Work instructions> Exactly as written, write out the lines below from the first to the one containing "const bandName = 'Recession';", inclusive. Pictures do not belong in the copy.

Given data>

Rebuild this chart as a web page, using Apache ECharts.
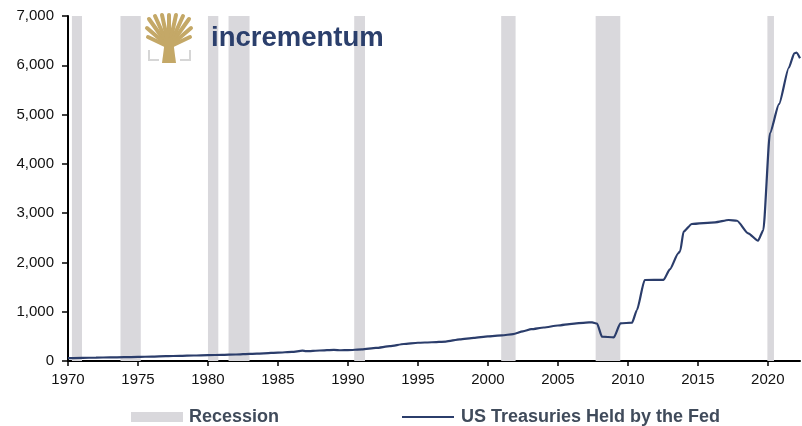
<!DOCTYPE html>
<html>
<head>
<meta charset="utf-8">
<script src="https://cdn.jsdelivr.net/npm/echarts@6/dist/echarts.min.js"></script>
<style>html,body{margin:0;padding:0;background:#fff}#c{width:802px;height:426px}</style>
</head>
<body>
<div id="c"></div>
<script>
// Fed holdings of US Treasuries (USD bn), by decimal year
const years = [1970.0,1971.0,1972.0,1973.0,1974.0,1975.0,1976.0,1977.0,1978.0,1979.0,1980.0,1981.0,1982.0,1983.0,1984.0,1985.0,1986.0,1986.75,1987.0,1988.0,1989.0,1989.5,1990.0,1991.0,1992.0,1993.0,1994.0,1995.0,1996.0,1997.0,1998.0,1999.0,2000.0,2001.0,2001.8,2002.5,2003.1,2004.0,2005.0,2006.0,2007.0,2007.45,2007.8,2008.15,2009.0,2009.47,2010.3,2010.65,2011.2,2012.55,2013.0,2013.6,2013.74,2013.98,2014.57,2016.24,2017.2,2017.8,2018.6,2019.3,2019.68,2020.15,2020.8,2021.5,2021.89,2022.05,2022.3];
const treasuries = [58,63,69,73,78,83,90,97,105,112,119,124,132,145,156,170,185,209,200,213,226,218,222,235,265,300,345,370,380,395,440,470,500,520,545,600,645,680,720,755,780,785,760,494,481,765,777,1035,1643,1645,1860,2185,2230,2624,2780,2814,2861,2846,2590,2441,2658,4620,5210,5950,6243,6255,6142];
// Recession periods (start, end) in decimal years
const recessionStart = [1970.28,1973.75,1980.0,1981.47,1990.45,2000.95,2007.7,2019.97];
const recessionEnd   = [1971.0,1975.2,1980.74,1982.97,1991.22,2001.98,2009.46,2020.44];
const xTicks = [1970,1975,1980,1985,1990,1995,2000,2005,2010,2015,2020];
const yTicks = [0,1000,2000,3000,4000,5000,6000,7000];
const lineName = 'US Treasuries Held by the Fed';
const bandName = 'Recession';

const chart = echarts.init(document.getElementById('c'), null, {renderer:'canvas'});
const font = 'Liberation Sans, Arial, sans-serif';
const gold = '#c4a867';
const branchTips = [[149,19],[155,16],[162,15],[169,15],[176,15],[183,16],[189,19],[147,28],[191,28],[148,37],[190,37]];
const graphics = [];
branchTips.forEach(p => {
  graphics.push({type:'line', shape:{x1:169,y1:47,x2:p[0],y2:p[1]}, style:{stroke:gold,lineWidth:4,lineCap:'round'}, z:100});
});
graphics.push({type:'polygon', shape:{points:[[165,40],[173,40],[176,63],[162,63]]}, style:{fill:gold}, z:100});
graphics.push({type:'polyline', shape:{points:[[149,50],[149,60],[159,60]]}, style:{stroke:'#d6d6d6',lineWidth:2,fill:null}, z:100});
graphics.push({type:'polyline', shape:{points:[[190,50],[190,60],[180,60]]}, style:{stroke:'#d6d6d6',lineWidth:2,fill:null}, z:100});
graphics.push({type:'text', left:211, top:24, style:{text:'incrementum', fill:'#2b3f6c', font:'bold 27.5px '+font}, z:100});

chart.setOption({
  animation:false,
  backgroundColor:'#fff',
  grid:{left:68,right:2,top:16,bottom:65,containLabel:false},
  graphic:graphics,
  legend:[
    {left:126, top:403, itemWidth:52, itemHeight:10, itemGap:10, data:[{name:bandName, icon:'rect'}],
     textStyle:{fontFamily:font, fontWeight:'bold', fontSize:18, color:'#404b5b', padding:[0,0,0,1]}},
    {left:397, top:403, itemWidth:52, itemHeight:10, data:[{name:lineName, icon:'path://M0,4H52V6H0Z'}],
     textStyle:{fontFamily:font, fontWeight:'bold', fontSize:18, color:'#404b5b', padding:[0,0,0,2]}}
  ],
  xAxis:{type:'value', min:1970, max:2022.3, interval:5,
    splitLine:{show:false},
    axisLine:{show:true, onZero:false, lineStyle:{color:'#000', width:2}},
    axisTick:{show:true, length:5, customValues:xTicks, lineStyle:{color:'#000', width:1.5}},
    axisLabel:{customValues:xTicks, margin:11, fontFamily:font, fontSize:15, color:'#111', formatter:v=>String(v)}
  },
  yAxis:{type:'value', min:0, max:7000, interval:1000,
    splitLine:{show:false},
    axisLine:{show:true, lineStyle:{color:'#000', width:2}},
    axisTick:{show:true, length:6, lineStyle:{color:'#000', width:1.5}},
    axisLabel:{margin:14, fontFamily:font, fontSize:15, color:'#111',
      formatter:v=>v.toLocaleString('en-US')}
  },
  series:[
    {name:bandName, type:'line', data:[], itemStyle:{color:'#d9d8dc'}, lineStyle:{color:'#d9d8dc'},
     markArea:{silent:true, itemStyle:{color:'#d9d8dc'},
       data:recessionStart.map((s,i)=>[{xAxis:s},{xAxis:recessionEnd[i]}])}, z:1},
    {name:lineName, type:'line', showSymbol:false, smooth:0.2, smoothMonotone:'x',
     data:years.map((y,i)=>[y,treasuries[i]]),
     itemStyle:{color:'#2b3d6b'}, lineStyle:{color:'#2b3d6b', width:2.2}, z:5}
  ]
});
</script>
</body>
</html>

Answer below>
Rebuild this chart as a web page, using Apache ECharts.
<!DOCTYPE html>
<html>
<head>
<meta charset="utf-8">
<script src="https://cdn.jsdelivr.net/npm/echarts@6/dist/echarts.min.js"></script>
<style>html,body{margin:0;padding:0;background:#fff}#c{width:802px;height:426px}</style>
</head>
<body>
<div id="c"></div>
<script>
// Fed holdings of US Treasuries (USD bn), by decimal year
const years = [1970.0,1971.0,1972.0,1973.0,1974.0,1975.0,1976.0,1977.0,1978.0,1979.0,1980.0,1981.0,1982.0,1983.0,1984.0,1985.0,1986.0,1986.75,1987.0,1988.0,1989.0,1989.5,1990.0,1991.0,1992.0,1993.0,1994.0,1995.0,1996.0,1997.0,1998.0,1999.0,2000.0,2001.0,2001.8,2002.5,2003.1,2004.0,2005.0,2006.0,2007.0,2007.45,2007.8,2008.15,2009.0,2009.47,2010.3,2010.65,2011.2,2012.55,2013.0,2013.6,2013.74,2013.98,2014.57,2016.24,2017.2,2017.8,2018.6,2019.3,2019.68,2020.15,2020.8,2021.5,2021.89,2022.05,2022.3];
const treasuries = [58,63,69,73,78,83,90,97,105,112,119,124,132,145,156,170,185,209,200,213,226,218,222,235,265,300,345,370,380,395,440,470,500,520,545,600,645,680,720,755,780,785,760,494,481,765,777,1035,1643,1645,1860,2185,2230,2624,2780,2814,2861,2846,2590,2441,2658,4620,5210,5950,6243,6255,6142];
// Recession periods (start, end) in decimal years
const recessionStart = [1970.28,1973.75,1980.0,1981.47,1990.45,2000.95,2007.7,2019.97];
const recessionEnd   = [1971.0,1975.2,1980.74,1982.97,1991.22,2001.98,2009.46,2020.44];
const xTicks = [1970,1975,1980,1985,1990,1995,2000,2005,2010,2015,2020];
const yTicks = [0,1000,2000,3000,4000,5000,6000,7000];
const lineName = 'US Treasuries Held by the Fed';
const bandName = 'Recession';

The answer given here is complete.